At the same time, giants such as Brookfield and Beacon have raised billions of dollars to acquire real estate. The impact has been significant; global asset allocators have increased their portfolio exposure to real estate from 2% to almost 10% in less than 20 years. That figure is expected to increase, with some firms expecting it to hit 20%.

Silicon Valley

Silicon Valley: still the birthplace of much US real estate tech innovation - Source: Patrick Nouhailler/Flickr

When property was an investment backwater, it could survive on relationships and gut feeling. A drink in a wine bar in London or a Manhattan club could be enough to seal a deal. But with the arrival of these investment behemoths, the systems surrounding the asset management world are already being transformed in the US.

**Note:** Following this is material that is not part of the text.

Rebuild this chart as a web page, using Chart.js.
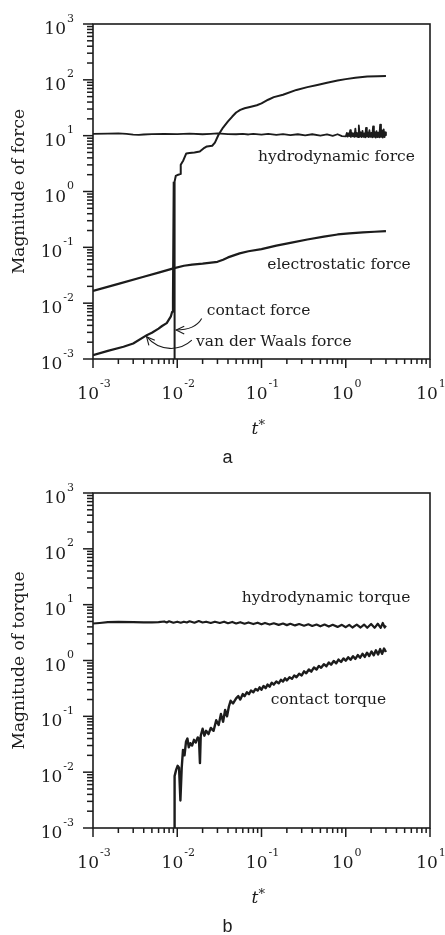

Real-time reporting and insights have become crucial. Investors are used to being able to analyse the performance of equities and bonds on demand, so why shouldn’t they have the same tools for their property portfolios?

In the UK, the biggest retailers monitor national sales almost by the hour, and chief executives are known to devour the previous day’s figures as they are driven to work. In the US, giant sales-led organisations similarly operate with real-time feedback from their teams across the country and even the globe.

So why shouldn’t investors expect similar live data from teams or advisers running property portfolios worth millions or billions of pounds?

Much of the real estate world is still based on data input to Excel spreadsheets, from which conclusions informing investment or asset management decisions can take weeks or months to harvest.

The UK has seen open-ended property funds taken by surprise by the Brexit vote, gating their funds to investors and having to reassess what they need to hold and sell. Investors with world-class systems have been able to access real-time information on which to base decisions about the future of their property portfolios. Those still relying on spreadsheets will be left behind.

I foresee other changes to how real estate will operate in the UK. WeWork has become hugely successful in the US and is now spreading across London.

Space Shoreditch, WeWork

WeWork’s Shoreditch setup

The next evolution we are seeing in the US is co-working in suburban areas, and we are also seeing the rise of co-working venues specialising in certain fields.

Another big change I see is the growing influence of the world’s biggest real estate advisers as thought leaders, using data generated in real time to take their forecasting abilities to a new level.

Technology and the ‘institutionalisation’ of global real estate investment is having a profound effect on US markets. Similarly far-reaching changes are about to start happening in the UK.